• **Task requirements**
Report the number of lines containing "React", with no other words.

• **Dataset section**
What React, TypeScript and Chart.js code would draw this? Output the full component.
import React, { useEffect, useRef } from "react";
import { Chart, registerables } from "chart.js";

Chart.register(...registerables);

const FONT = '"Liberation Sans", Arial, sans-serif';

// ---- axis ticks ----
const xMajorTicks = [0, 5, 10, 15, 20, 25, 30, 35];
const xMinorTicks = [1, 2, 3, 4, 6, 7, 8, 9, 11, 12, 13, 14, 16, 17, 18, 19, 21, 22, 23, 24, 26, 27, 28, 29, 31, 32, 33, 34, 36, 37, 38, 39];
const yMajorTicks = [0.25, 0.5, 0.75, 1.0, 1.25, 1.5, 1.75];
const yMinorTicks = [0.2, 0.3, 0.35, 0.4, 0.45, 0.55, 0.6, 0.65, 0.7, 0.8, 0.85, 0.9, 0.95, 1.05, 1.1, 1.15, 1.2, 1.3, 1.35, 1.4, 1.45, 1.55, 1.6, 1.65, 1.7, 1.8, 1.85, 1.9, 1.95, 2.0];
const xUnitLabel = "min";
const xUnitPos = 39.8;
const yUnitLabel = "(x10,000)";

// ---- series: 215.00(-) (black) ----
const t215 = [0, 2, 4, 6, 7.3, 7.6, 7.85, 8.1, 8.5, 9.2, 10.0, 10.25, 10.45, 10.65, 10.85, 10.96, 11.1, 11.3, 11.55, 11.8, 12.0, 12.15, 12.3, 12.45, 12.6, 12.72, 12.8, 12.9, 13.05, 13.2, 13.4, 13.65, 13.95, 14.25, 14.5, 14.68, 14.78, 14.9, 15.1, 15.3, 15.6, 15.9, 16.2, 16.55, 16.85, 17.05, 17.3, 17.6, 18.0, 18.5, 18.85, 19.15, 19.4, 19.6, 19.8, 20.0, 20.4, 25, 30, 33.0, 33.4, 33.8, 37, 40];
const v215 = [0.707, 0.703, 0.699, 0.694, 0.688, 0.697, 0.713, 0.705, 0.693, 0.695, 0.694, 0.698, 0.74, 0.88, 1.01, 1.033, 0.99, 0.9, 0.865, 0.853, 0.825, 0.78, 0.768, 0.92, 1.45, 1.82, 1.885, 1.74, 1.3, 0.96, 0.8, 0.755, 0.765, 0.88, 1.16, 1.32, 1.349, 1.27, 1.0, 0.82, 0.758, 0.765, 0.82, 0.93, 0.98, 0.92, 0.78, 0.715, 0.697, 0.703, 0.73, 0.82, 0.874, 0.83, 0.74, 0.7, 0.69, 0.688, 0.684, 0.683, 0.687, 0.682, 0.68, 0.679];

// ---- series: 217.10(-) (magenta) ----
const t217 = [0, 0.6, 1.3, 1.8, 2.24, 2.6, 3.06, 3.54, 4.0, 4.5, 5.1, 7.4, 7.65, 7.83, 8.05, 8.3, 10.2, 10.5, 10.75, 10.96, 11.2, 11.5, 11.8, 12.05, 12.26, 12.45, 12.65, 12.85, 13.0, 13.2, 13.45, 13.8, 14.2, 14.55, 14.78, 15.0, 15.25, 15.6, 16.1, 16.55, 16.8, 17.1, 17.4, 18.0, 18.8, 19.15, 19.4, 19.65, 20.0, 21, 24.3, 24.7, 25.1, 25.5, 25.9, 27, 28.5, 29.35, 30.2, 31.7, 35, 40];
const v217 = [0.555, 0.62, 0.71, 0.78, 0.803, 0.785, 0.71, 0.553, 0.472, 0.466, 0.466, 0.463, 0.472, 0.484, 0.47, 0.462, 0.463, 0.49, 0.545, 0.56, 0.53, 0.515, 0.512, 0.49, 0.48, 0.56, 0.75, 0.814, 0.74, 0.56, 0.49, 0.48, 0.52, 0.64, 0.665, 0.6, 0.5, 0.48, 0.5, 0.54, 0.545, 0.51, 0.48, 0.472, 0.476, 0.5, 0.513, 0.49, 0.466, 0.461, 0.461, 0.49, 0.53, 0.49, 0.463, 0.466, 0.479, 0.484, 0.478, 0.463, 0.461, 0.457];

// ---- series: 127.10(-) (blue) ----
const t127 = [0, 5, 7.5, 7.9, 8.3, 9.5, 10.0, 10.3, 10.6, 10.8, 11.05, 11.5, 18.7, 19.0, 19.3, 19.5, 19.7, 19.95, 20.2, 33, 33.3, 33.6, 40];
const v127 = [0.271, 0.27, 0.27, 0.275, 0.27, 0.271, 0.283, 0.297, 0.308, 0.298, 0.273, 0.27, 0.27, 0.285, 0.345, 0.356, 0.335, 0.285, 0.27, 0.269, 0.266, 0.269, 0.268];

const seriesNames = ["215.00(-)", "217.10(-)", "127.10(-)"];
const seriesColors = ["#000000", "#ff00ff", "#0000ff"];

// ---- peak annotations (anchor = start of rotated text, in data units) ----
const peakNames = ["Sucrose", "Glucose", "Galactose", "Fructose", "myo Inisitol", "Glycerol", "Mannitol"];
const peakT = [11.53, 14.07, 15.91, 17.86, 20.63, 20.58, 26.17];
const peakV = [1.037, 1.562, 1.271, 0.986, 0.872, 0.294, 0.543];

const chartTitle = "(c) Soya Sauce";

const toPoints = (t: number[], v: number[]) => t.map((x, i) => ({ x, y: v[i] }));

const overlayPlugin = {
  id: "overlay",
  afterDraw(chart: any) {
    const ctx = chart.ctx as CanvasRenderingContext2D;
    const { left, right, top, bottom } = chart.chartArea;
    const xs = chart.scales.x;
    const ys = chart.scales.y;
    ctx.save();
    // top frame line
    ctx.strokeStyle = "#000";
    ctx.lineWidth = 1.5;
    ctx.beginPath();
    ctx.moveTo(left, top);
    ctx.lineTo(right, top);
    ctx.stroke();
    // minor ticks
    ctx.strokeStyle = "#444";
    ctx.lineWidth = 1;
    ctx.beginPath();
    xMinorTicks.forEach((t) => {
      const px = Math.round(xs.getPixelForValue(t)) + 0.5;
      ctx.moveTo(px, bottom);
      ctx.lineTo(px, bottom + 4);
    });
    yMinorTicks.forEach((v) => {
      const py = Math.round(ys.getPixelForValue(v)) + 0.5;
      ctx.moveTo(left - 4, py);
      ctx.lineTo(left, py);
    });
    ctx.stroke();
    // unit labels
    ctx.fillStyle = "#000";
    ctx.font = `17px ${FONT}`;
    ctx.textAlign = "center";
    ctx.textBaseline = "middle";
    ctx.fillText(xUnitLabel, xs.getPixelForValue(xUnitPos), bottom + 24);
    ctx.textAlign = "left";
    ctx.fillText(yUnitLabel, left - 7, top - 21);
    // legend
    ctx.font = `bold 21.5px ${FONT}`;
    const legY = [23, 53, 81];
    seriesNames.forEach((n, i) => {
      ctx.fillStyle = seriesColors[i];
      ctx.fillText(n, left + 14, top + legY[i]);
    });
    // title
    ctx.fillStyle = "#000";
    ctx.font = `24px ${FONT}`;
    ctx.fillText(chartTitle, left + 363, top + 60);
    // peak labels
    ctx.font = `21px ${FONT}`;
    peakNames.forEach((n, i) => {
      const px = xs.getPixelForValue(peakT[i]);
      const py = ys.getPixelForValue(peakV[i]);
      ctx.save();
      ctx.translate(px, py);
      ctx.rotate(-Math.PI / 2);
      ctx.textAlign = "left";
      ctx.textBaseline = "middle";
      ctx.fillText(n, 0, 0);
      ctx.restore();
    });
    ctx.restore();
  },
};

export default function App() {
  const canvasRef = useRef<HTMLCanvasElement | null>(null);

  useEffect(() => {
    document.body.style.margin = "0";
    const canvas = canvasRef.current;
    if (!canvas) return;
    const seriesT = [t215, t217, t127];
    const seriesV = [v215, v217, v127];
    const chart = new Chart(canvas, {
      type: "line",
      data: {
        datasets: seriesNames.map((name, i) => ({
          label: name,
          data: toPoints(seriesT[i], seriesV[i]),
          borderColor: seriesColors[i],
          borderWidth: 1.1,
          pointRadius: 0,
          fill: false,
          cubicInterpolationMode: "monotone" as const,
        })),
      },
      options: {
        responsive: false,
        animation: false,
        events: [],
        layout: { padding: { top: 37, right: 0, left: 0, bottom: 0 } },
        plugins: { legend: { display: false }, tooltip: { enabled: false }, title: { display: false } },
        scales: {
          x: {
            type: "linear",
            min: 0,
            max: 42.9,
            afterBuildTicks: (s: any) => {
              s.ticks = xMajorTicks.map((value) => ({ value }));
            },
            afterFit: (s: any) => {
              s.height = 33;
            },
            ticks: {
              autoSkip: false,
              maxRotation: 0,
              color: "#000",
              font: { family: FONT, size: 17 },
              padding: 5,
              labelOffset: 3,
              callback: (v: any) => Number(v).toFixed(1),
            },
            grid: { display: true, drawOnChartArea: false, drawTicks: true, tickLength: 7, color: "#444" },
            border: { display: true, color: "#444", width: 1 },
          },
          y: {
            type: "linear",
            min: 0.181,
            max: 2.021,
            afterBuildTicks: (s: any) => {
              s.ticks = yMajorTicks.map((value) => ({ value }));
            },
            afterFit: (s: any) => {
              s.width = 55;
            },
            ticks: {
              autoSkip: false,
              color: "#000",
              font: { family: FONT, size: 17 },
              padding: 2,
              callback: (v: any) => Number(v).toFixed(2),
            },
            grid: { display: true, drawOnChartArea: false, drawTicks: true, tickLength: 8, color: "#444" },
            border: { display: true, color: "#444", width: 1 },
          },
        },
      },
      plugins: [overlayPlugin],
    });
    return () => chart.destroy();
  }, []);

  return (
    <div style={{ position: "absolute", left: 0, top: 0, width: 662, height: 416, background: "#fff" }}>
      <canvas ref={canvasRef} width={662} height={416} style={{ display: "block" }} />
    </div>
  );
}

• **Written solution**
2